> [Task to complete]: Produce an exact copy of the lines below that run from the line containing "What React, TypeScript" to the line containing "import * as", inclusive; any picture is omitted.
* START *
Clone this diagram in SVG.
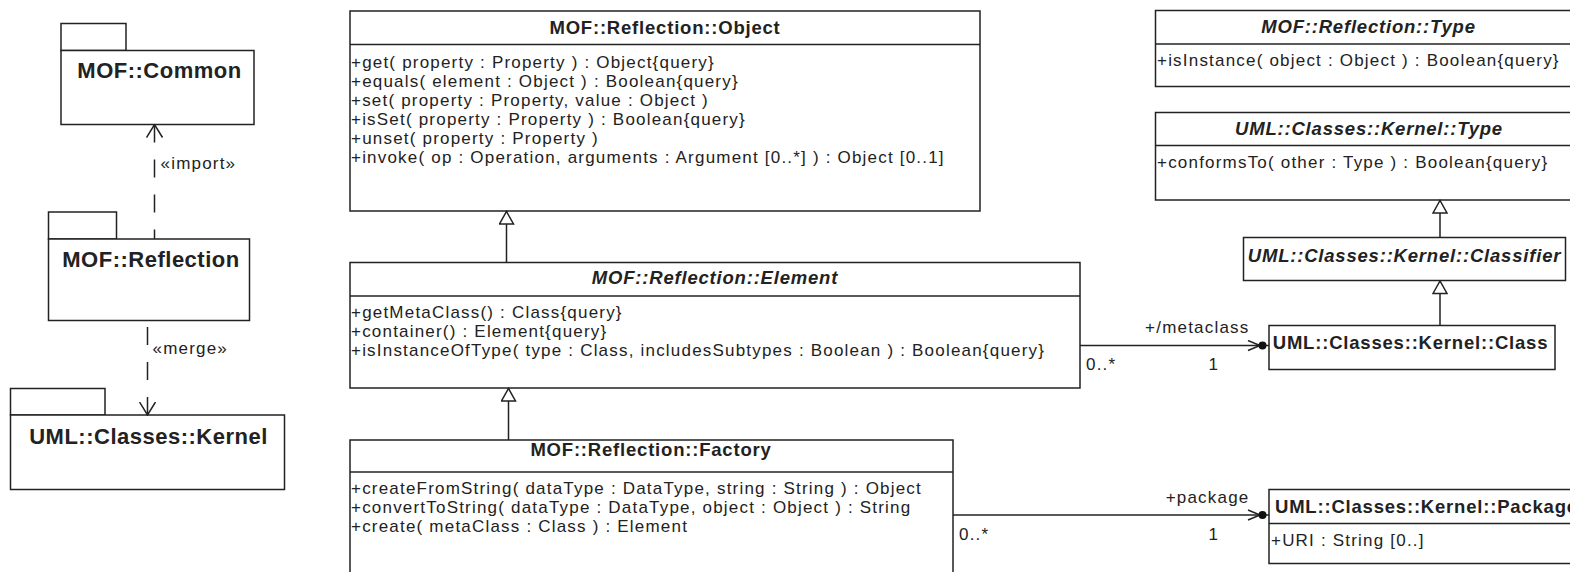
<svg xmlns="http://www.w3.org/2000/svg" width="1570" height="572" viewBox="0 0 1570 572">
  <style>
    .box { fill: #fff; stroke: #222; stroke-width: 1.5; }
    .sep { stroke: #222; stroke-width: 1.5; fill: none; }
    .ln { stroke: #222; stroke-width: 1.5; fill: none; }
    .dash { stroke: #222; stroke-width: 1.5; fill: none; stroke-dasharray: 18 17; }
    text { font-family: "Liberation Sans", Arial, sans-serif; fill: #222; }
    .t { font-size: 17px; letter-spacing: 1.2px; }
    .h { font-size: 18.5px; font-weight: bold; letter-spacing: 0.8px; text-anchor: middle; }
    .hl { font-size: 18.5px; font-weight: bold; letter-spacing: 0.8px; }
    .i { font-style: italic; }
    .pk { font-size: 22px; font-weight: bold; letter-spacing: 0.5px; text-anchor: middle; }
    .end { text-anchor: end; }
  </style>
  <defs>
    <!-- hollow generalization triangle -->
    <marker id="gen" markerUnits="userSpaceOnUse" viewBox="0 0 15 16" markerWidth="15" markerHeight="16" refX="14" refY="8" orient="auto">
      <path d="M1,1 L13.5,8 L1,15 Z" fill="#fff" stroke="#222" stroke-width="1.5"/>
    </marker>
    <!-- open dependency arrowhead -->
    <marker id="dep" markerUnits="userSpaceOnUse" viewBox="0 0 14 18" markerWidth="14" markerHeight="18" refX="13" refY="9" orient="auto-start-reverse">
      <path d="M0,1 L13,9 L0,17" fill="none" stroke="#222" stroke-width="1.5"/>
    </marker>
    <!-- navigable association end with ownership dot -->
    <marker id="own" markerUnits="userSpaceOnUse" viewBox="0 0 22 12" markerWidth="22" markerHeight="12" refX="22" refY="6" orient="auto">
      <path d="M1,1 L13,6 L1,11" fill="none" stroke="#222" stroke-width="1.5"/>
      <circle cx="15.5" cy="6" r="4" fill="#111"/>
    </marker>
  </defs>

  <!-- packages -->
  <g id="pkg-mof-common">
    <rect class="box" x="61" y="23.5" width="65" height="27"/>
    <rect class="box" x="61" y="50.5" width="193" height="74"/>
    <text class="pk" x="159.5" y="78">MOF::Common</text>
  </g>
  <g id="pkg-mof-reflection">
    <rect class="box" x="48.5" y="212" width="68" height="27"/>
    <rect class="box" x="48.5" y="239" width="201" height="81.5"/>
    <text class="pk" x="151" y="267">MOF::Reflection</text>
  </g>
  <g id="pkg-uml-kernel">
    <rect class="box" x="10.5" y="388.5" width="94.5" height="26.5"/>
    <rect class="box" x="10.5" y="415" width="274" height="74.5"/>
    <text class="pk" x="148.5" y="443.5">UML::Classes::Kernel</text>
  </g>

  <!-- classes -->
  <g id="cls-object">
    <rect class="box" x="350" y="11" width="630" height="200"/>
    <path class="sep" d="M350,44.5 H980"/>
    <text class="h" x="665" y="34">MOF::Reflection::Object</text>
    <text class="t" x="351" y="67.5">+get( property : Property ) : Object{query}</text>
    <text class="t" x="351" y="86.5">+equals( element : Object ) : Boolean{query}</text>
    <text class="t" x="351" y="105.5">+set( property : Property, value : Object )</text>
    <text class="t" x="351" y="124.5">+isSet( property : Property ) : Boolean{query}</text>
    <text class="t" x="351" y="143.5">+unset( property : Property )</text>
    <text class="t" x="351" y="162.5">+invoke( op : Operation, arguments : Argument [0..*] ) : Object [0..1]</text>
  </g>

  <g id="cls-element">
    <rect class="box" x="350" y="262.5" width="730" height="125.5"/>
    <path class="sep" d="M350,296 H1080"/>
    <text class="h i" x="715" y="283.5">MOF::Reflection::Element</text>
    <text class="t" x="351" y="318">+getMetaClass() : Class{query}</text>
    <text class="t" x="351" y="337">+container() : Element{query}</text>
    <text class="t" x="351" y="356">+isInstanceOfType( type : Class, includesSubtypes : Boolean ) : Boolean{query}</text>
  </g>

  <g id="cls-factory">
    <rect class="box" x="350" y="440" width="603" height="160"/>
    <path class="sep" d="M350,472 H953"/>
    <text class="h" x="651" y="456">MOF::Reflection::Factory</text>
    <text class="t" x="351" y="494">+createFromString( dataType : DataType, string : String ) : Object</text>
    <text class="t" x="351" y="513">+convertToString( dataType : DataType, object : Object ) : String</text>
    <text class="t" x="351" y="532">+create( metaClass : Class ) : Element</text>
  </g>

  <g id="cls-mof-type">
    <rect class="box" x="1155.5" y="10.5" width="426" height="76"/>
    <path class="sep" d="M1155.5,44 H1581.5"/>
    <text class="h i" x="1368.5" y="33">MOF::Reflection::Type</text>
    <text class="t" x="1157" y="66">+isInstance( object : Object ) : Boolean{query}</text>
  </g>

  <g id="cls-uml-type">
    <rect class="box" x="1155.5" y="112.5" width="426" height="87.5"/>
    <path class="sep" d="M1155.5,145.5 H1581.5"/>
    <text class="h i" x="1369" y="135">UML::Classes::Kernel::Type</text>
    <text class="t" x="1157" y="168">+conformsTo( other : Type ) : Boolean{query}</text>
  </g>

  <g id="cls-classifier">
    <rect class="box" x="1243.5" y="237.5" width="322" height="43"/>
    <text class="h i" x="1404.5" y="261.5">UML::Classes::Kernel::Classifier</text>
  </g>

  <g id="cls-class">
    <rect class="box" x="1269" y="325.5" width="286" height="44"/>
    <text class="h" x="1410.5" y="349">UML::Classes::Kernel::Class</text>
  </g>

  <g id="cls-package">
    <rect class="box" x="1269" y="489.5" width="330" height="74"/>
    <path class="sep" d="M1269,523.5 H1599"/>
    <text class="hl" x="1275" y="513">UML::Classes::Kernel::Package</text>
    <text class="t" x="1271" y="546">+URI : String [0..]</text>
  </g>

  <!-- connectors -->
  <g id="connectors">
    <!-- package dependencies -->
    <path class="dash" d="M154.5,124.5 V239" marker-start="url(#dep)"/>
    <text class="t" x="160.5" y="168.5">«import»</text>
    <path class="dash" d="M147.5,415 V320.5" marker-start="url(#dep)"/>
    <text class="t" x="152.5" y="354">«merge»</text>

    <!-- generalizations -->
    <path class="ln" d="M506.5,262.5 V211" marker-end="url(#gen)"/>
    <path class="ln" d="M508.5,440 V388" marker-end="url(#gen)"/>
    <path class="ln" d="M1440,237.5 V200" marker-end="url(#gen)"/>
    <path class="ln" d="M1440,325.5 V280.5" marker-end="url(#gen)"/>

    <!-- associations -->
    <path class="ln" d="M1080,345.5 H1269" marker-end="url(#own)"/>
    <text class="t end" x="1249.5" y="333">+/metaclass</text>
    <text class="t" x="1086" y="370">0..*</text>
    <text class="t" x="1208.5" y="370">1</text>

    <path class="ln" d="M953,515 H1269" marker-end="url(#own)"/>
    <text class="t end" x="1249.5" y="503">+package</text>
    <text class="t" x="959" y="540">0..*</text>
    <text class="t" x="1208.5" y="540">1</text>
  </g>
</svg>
* END *
* START *
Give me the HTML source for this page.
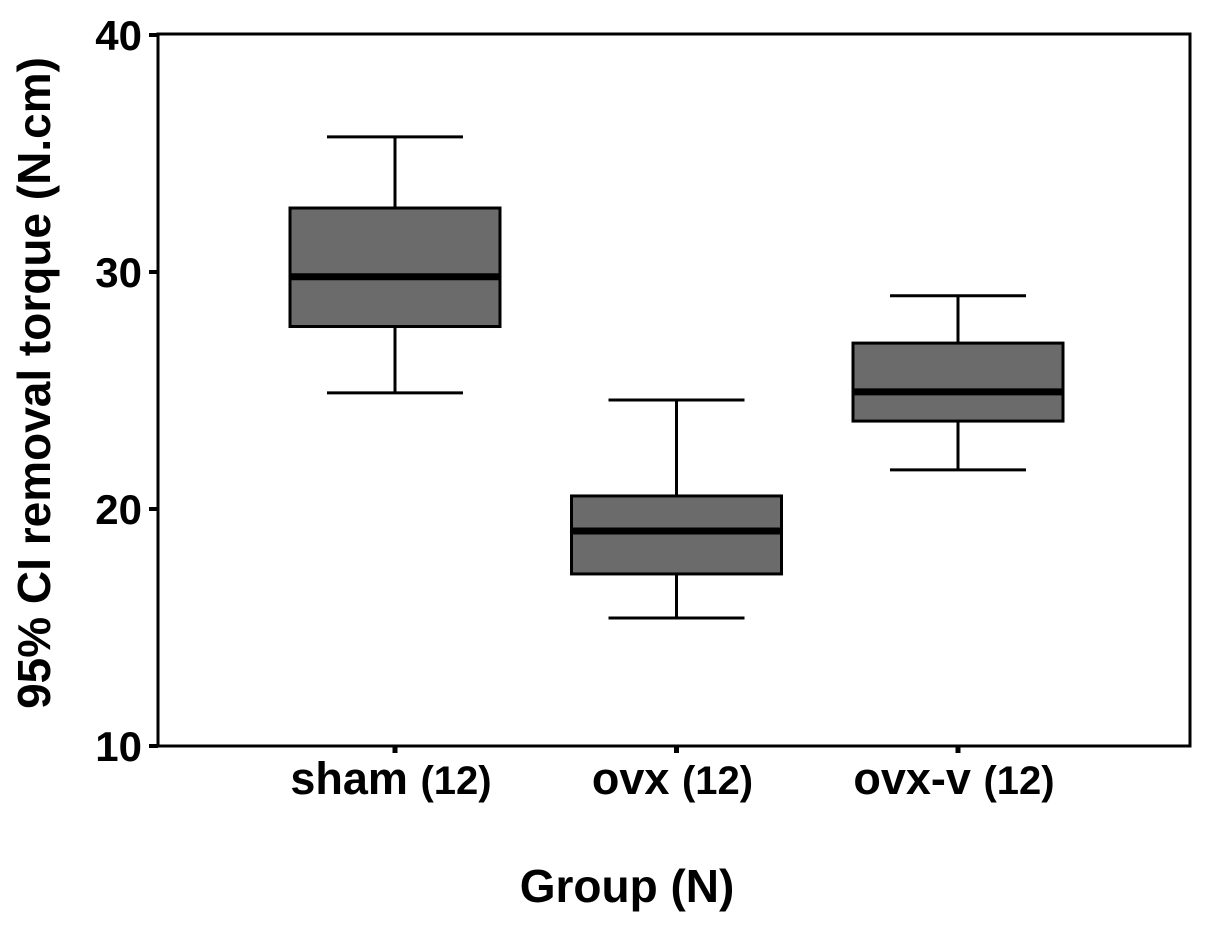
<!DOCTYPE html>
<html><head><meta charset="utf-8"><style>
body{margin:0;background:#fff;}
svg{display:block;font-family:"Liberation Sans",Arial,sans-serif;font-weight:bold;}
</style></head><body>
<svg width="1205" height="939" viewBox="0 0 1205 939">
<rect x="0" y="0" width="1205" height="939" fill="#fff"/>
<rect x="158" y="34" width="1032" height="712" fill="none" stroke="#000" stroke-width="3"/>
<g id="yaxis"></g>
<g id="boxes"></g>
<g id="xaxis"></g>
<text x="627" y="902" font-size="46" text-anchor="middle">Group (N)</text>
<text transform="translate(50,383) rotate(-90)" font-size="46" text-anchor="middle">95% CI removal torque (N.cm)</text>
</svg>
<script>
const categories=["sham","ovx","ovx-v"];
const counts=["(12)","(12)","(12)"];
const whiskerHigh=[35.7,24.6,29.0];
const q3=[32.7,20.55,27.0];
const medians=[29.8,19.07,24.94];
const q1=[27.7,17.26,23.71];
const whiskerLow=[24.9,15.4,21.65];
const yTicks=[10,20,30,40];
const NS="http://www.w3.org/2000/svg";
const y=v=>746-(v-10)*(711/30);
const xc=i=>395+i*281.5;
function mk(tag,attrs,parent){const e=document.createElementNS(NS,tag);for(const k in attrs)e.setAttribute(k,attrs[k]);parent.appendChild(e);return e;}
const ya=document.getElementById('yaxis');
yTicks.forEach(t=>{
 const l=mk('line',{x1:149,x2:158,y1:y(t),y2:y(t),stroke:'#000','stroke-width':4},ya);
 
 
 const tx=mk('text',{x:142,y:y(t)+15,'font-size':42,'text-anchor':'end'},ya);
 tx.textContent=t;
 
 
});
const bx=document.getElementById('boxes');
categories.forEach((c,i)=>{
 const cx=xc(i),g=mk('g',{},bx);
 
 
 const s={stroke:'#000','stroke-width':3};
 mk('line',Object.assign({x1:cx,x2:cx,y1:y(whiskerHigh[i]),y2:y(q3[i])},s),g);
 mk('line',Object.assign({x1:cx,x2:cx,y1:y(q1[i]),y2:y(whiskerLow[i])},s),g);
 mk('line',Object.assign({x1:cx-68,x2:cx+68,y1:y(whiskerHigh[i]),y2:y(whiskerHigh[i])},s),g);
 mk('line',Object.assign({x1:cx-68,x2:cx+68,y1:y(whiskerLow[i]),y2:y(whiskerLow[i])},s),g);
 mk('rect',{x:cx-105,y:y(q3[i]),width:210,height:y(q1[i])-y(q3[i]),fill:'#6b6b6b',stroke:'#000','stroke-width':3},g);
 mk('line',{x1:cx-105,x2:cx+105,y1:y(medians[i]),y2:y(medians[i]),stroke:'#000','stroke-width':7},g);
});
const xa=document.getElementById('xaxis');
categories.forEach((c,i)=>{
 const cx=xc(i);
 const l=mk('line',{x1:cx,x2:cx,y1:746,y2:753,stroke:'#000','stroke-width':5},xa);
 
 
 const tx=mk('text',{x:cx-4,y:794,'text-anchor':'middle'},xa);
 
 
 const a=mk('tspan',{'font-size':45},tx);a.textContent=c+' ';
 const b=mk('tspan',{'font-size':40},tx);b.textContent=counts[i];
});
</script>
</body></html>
* END *
* START *
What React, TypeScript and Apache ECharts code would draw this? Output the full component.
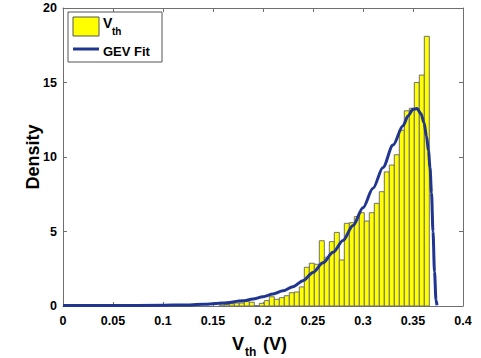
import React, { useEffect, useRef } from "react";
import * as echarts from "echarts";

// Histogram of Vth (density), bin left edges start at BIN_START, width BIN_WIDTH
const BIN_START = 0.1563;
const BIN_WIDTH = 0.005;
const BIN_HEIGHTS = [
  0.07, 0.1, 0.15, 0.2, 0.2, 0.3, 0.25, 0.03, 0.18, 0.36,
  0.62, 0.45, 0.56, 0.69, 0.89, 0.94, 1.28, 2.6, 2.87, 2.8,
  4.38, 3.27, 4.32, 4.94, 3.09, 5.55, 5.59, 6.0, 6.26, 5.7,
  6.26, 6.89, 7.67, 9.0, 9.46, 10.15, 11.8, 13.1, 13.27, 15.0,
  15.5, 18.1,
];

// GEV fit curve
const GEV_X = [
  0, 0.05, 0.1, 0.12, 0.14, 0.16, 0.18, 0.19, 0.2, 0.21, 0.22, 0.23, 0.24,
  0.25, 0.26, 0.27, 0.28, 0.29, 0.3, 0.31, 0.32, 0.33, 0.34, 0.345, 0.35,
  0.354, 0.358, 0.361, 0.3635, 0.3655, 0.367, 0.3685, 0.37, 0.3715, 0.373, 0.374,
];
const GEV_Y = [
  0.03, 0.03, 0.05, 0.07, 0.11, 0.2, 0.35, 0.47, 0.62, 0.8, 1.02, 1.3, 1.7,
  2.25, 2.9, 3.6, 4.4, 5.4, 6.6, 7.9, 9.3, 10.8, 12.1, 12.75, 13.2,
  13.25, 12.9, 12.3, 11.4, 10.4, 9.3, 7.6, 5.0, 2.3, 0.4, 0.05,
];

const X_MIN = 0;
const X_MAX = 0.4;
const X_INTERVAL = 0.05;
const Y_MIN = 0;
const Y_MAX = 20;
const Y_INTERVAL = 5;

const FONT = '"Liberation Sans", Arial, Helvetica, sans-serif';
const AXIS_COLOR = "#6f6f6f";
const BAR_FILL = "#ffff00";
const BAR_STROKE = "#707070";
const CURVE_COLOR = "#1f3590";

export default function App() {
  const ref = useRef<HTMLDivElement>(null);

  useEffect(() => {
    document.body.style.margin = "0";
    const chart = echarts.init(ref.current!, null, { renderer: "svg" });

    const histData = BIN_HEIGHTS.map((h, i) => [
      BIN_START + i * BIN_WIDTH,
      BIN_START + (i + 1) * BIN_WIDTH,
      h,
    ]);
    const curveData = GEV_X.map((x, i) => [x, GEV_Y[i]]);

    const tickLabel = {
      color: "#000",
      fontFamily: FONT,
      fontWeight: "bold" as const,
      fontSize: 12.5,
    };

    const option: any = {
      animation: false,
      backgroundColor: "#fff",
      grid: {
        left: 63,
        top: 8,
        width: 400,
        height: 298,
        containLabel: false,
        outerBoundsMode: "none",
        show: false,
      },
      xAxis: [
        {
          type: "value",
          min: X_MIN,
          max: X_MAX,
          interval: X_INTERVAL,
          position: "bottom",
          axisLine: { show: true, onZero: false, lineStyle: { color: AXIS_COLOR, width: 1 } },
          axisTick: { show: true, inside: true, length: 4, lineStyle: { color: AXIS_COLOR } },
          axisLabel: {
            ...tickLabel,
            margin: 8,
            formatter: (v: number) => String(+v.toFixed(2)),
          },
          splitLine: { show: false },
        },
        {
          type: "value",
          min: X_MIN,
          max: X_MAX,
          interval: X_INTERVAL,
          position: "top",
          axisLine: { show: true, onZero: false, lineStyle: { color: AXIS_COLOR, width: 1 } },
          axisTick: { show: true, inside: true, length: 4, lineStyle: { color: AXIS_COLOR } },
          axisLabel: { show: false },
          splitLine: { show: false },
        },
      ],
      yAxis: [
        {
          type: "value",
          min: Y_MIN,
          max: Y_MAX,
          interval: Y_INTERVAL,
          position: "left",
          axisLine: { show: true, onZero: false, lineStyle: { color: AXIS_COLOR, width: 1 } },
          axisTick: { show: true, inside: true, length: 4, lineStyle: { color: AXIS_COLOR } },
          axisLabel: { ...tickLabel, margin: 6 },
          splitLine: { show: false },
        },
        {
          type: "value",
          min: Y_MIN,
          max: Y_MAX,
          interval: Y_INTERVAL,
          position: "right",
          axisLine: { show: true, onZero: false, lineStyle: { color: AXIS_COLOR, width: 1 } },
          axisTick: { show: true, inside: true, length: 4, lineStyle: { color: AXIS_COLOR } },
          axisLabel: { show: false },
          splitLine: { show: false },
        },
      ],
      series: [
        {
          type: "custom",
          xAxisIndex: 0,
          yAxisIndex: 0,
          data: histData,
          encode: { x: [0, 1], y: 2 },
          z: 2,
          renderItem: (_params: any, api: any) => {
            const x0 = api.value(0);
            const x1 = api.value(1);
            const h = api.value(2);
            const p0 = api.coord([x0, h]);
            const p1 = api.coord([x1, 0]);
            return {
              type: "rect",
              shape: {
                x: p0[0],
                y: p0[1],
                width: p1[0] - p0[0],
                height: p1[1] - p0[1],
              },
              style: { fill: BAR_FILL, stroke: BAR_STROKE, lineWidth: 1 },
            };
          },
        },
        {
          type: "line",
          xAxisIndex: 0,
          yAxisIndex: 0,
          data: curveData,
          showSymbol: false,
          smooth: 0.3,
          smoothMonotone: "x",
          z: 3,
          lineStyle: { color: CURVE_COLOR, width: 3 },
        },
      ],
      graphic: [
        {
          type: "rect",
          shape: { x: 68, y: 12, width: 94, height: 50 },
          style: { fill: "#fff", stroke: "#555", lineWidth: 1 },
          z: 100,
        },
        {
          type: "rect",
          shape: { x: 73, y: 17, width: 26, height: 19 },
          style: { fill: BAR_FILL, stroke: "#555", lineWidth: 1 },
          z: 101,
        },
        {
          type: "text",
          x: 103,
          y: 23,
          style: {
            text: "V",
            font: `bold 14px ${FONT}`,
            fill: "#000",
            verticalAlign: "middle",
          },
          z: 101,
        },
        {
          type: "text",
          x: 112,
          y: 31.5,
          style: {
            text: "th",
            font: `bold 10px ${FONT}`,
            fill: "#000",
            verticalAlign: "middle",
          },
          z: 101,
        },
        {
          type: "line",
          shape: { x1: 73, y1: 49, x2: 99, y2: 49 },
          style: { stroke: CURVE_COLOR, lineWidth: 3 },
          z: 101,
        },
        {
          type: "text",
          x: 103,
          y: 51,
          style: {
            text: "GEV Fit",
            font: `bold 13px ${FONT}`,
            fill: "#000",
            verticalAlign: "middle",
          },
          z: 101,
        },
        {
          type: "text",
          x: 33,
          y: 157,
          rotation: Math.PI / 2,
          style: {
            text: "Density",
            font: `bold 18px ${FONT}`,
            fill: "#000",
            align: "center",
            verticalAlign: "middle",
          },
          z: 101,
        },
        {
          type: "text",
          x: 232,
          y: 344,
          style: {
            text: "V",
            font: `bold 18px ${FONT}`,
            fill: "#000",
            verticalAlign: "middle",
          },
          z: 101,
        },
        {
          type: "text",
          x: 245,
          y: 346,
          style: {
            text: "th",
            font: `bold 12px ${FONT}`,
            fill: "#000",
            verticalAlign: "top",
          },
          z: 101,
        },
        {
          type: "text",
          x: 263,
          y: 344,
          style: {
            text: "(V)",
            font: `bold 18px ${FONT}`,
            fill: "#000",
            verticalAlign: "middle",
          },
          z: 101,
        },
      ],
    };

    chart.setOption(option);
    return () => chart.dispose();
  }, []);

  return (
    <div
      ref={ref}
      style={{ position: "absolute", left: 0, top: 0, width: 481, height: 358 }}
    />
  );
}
* END *
> [Worked answer]:
What React, TypeScript and Apache ECharts code would draw this? Output the full component.
import React, { useEffect, useRef } from "react";
import * as echarts from "echarts";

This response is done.